Provided material »
----------------------------------------
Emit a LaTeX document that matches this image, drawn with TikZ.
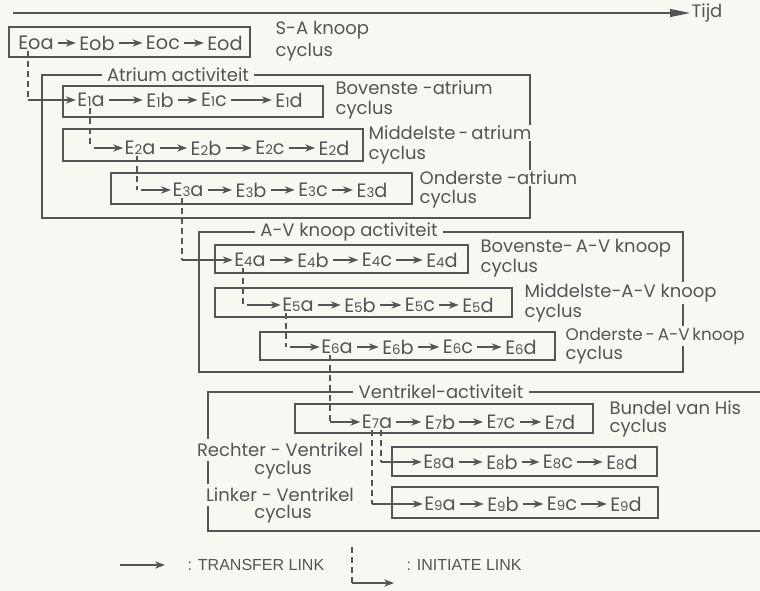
\documentclass[tikz,border=0pt]{standalone}
\usepackage{fontspec}
\setmainfont{Poppins}
\newfontfamily\legfont{Liberation Sans}
\usetikzlibrary{arrows.meta,calc}
\definecolor{bg}{RGB}{248,247,241}
\definecolor{ink}{RGB}{85,85,85}
\newcommand{\ev}[2]{E{\fontsize{10}{10}\selectfont #1}#2}
\begin{document}
\begin{tikzpicture}[x=0.75pt,y=-0.75pt,
  every node/.style={text=ink, font=\fontsize{13.5}{15}\selectfont},
  evn/.style={inner sep=1pt, font=\fontsize{14.5}{15}\selectfont},
  lab/.style={anchor=west, inner sep=1pt, fill=bg},
  labc/.style={inner xsep=1pt, inner ysep=3pt, fill=bg},
  box/.style={draw=ink, line width=0.9pt},
  tr/.style={draw=ink, line width=0.8pt, -{Stealth[length=7.5pt,width=5.5pt]}},
  trr/.style={tr, shorten <=2pt, shorten >=1.5pt},
  ini/.style={draw=ink, line width=0.8pt, dash pattern=on 4.5pt off 3pt},
  ttl/.style={fill=bg, inner xsep=4pt, inner ysep=1pt},
]
\fill[bg] (0,0) rectangle (760,591);
\useasboundingbox (0,0) rectangle (760,591);

% time axis
\coordinate (t0) at (13,13);
\node[anchor=west, inner sep=1pt] (tijd) at (690,13) {Tijd};
\draw[ink, line width=0.9pt, -{Triangle[length=15pt,width=6pt]}] (t0) -- (tijd.west);

% activity boxes
\draw[box] (42,75) rectangle (530,218);
\draw[box] (199,232) rectangle (683,372);
\draw[box] (760,392) -- (208,392) -- (208,531) -- (760,531);

% cycle boxes
\draw[box] (9,27) rectangle (250,57);
\draw[box] (63,86) rectangle (323,117);
\draw[box] (63,129) rectangle (363,161);
\draw[box] (111,173) rectangle (412,204);
\draw[box] (215,245) rectangle (468,273);
\draw[box] (215,288) rectangle (512,317);
\draw[box] (260,332) rectangle (555,360);
\draw[box] (295,404) rectangle (593,433);
\draw[box] (392,447) rectangle (657,476);
\draw[box] (392,487) rectangle (658,518);

% titles
\node[ttl] (tatr) at (178,75) {Atrium activiteit};
\node[ttl] (tav) at (349,232) {A-V knoop activiteit};
\node[ttl] (tven) at (441,392) {Ventrikel-activiteit};

% event nodes
\node[evn] (E0a) at (36,43) {Eoa};
\node[evn] (E0b) at (97,43) {Eob};
\node[evn] (E0c) at (163,43) {Eoc};
\node[evn] (E0d) at (225,43) {Eod};

\node[evn] (E1a) at (91,100) {\ev{1}{a}};
\node[evn] (E1b) at (160,100) {\ev{1}{b}};
\node[evn] (E1c) at (214,100) {\ev{1}{c}};
\node[evn] (E1d) at (289,100) {\ev{1}{d}};

\node[evn] (E2a) at (140,148) {\ev{2}{a}};
\node[evn] (E2b) at (206,148) {\ev{2}{b}};
\node[evn] (E2c) at (270,148) {\ev{2}{c}};
\node[evn] (E2d) at (334,148) {\ev{2}{d}};

\node[evn] (E3a) at (188,190) {\ev{3}{a}};
\node[evn] (E3b) at (251,190) {\ev{3}{b}};
\node[evn] (E3c) at (313,190) {\ev{3}{c}};
\node[evn] (E3d) at (372,190) {\ev{3}{d}};

\node[evn] (E4a) at (250,260) {\ev{4}{a}};
\node[evn] (E4b) at (313,260) {\ev{4}{b}};
\node[evn] (E4c) at (377,260) {\ev{4}{c}};
\node[evn] (E4d) at (442,260) {\ev{4}{d}};

\node[evn] (E5a) at (298,305) {\ev{5}{a}};
\node[evn] (E5b) at (360,305) {\ev{5}{b}};
\node[evn] (E5c) at (420,305) {\ev{5}{c}};
\node[evn] (E5d) at (478,305) {\ev{5}{d}};

\node[evn] (E6a) at (337,347) {\ev{6}{a}};
\node[evn] (E6b) at (398,347) {\ev{6}{b}};
\node[evn] (E6c) at (458,347) {\ev{6}{c}};
\node[evn] (E6d) at (521,347) {\ev{6}{d}};

\node[evn] (E7a) at (377,422) {\ev{7}{a}};
\node[evn] (E7b) at (440,422) {\ev{7}{b}};
\node[evn] (E7c) at (501,422) {\ev{7}{c}};
\node[evn] (E7d) at (560,422) {\ev{7}{d}};

\node[evn] (E8a) at (439,462) {\ev{8}{a}};
\node[evn] (E8b) at (502,462) {\ev{8}{b}};
\node[evn] (E8c) at (558,462) {\ev{8}{c}};
\node[evn] (E8d) at (622,462) {\ev{8}{d}};

\node[evn] (E9a) at (440,504) {\ev{9}{a}};
\node[evn] (E9b) at (503,504) {\ev{9}{b}};
\node[evn] (E9c) at (562,504) {\ev{9}{c}};
\node[evn] (E9d) at (626,504) {\ev{9}{d}};

% transfer links
\foreach \r in {0,...,9}{
  \draw[trr] (E\r a) -- (E\r b);
  \draw[trr] (E\r b) -- (E\r c);
  \draw[trr] (E\r c) -- (E\r d);
}

% labels
\node[lab] (l0a) at (274,30) {S-A knoop};
\node[lab] (l0b) at (274,52) {cyclus};
\node[lab] (l1a) at (334,88) {Bovenste -atrium};
\node[lab] (l1b) at (334,110) {cyclus};
\node[lab] (l2a) at (367,133) {Middelste\,-\,atrium};
\node[lab] (l2b) at (367,155) {cyclus};
\node[lab] (l3a) at (418,178) {Onderste -atrium};
\node[lab] (l3b) at (418,199) {cyclus};
\node[lab] (l4a) at (479,248) {Bovenste-\,A-V knoop};
\node[lab] (l4b) at (479,268) {cyclus};
\node[lab] (l5a) at (523,293) {Middelste-A-V knoop};
\node[lab] (l5b) at (523,313) {cyclus};
\node[lab, font=\fontsize{12.6}{15}\selectfont] (l6a) at (564,336) {Onderste\,-\,A-V\,knoop};
\node[lab] (l6b) at (564,355) {cyclus};
\node[lab] (l7a) at (608,408) {Bundel van His};
\node[lab] (l7b) at (608,428) {cyclus};
\node[labc] (l8a) at (280,450) {Rechter - Ventrikel};
\node[labc] (l8b) at (283,470) {cyclus};
\node[labc] (l9a) at (280,495) {Linker - Ventrikel};
\node[labc] (l9b) at (283,514) {cyclus};

% initiate links
\coordinate (i0) at ($(E0a.south)+(-8,0)$);
\draw[ini] (i0) -- (i0 |- E1a.west);
\draw[tr] (i0 |- E1a.west) -- (E1a.west);
\coordinate (i1) at ($(E1a.south)+(-1,0)$);
\draw[ini] (i1) -- (i1 |- E2a.west);
\draw[tr, shorten <=3pt] (i1 |- E2a.west) -- (E2a.west);
\coordinate (i2) at ($(E2a.south)+(-3,0)$);
\draw[ini] (i2) -- (i2 |- E3a.west);
\draw[tr, shorten <=3pt] (i2 |- E3a.west) -- (E3a.west);
\coordinate (i3) at ($(E3a.south)+(-6,0)$);
\draw[ini] (i3) -- (i3 |- E4a.west);
\draw[tr] (i3 |- E4a.west) -- (E4a.west);
\coordinate (i4) at ($(E4a.south)+(-7,0)$);
\draw[ini] (i4) -- (i4 |- E5a.west);
\draw[tr, shorten <=3pt] (i4 |- E5a.west) -- (E5a.west);
\coordinate (i5) at ($(E5a.south)+(-12,0)$);
\draw[ini] (i5) -- (i5 |- E6a.west);
\draw[tr, shorten <=3pt] (i5 |- E6a.west) -- (E6a.west);
\coordinate (i6) at ($(E6a.south)+(-7,0)$);
\draw[ini] (i6) -- (i6 |- E7a.west);
\draw[tr] (i6 |- E7a.west) -- (E7a.west);
\coordinate (i7) at ($(E7a.south)+(4,0)$);
\draw[ini] (i7) -- (i7 |- E8a.west);
\draw[tr] (i7 |- E8a.west) -- (E8a.west);
\coordinate (i8) at ($(E7a.south)+(-5,0)$);
\draw[ini] (i8) -- (i8 |- E9a.west);
\draw[tr] (i8 |- E9a.west) -- (E9a.west);

% legend
\node[anchor=west, inner sep=1pt, font=\legfont\fontsize{12}{14}\selectfont] (ltr) at (186,565) {: TRANSFER LINK};
\coordinate (lt0) at (120,565);
\coordinate (lt1) at (165,565);
\draw[tr] (lt0) -- (lt1);
\node[anchor=west, inner sep=1pt, font=\legfont\fontsize{12}{14}\selectfont] (lin) at (405,565) {: INITIATE LINK};
\coordinate (li0) at (352,547);
\coordinate (li1) at (352,583);
\coordinate (li2) at (394,583);
\draw[ini] (li0) -- (li1);
\draw[tr] (li1) -- (li2);
\end{tikzpicture}
\end{document}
----------------------------------------
Required task »
Repeat the listing above exactly from its first line to the line containing "(208,531) -- (760,531);", both included, and omit the pictures.

Full answer »
Emit a LaTeX document that matches this image, drawn with TikZ.
\documentclass[tikz,border=0pt]{standalone}
\usepackage{fontspec}
\setmainfont{Poppins}
\newfontfamily\legfont{Liberation Sans}
\usetikzlibrary{arrows.meta,calc}
\definecolor{bg}{RGB}{248,247,241}
\definecolor{ink}{RGB}{85,85,85}
\newcommand{\ev}[2]{E{\fontsize{10}{10}\selectfont #1}#2}
\begin{document}
\begin{tikzpicture}[x=0.75pt,y=-0.75pt,
  every node/.style={text=ink, font=\fontsize{13.5}{15}\selectfont},
  evn/.style={inner sep=1pt, font=\fontsize{14.5}{15}\selectfont},
  lab/.style={anchor=west, inner sep=1pt, fill=bg},
  labc/.style={inner xsep=1pt, inner ysep=3pt, fill=bg},
  box/.style={draw=ink, line width=0.9pt},
  tr/.style={draw=ink, line width=0.8pt, -{Stealth[length=7.5pt,width=5.5pt]}},
  trr/.style={tr, shorten <=2pt, shorten >=1.5pt},
  ini/.style={draw=ink, line width=0.8pt, dash pattern=on 4.5pt off 3pt},
  ttl/.style={fill=bg, inner xsep=4pt, inner ysep=1pt},
]
\fill[bg] (0,0) rectangle (760,591);
\useasboundingbox (0,0) rectangle (760,591);

% time axis
\coordinate (t0) at (13,13);
\node[anchor=west, inner sep=1pt] (tijd) at (690,13) {Tijd};
\draw[ink, line width=0.9pt, -{Triangle[length=15pt,width=6pt]}] (t0) -- (tijd.west);

% activity boxes
\draw[box] (42,75) rectangle (530,218);
\draw[box] (199,232) rectangle (683,372);
\draw[box] (760,392) -- (208,392) -- (208,531) -- (760,531);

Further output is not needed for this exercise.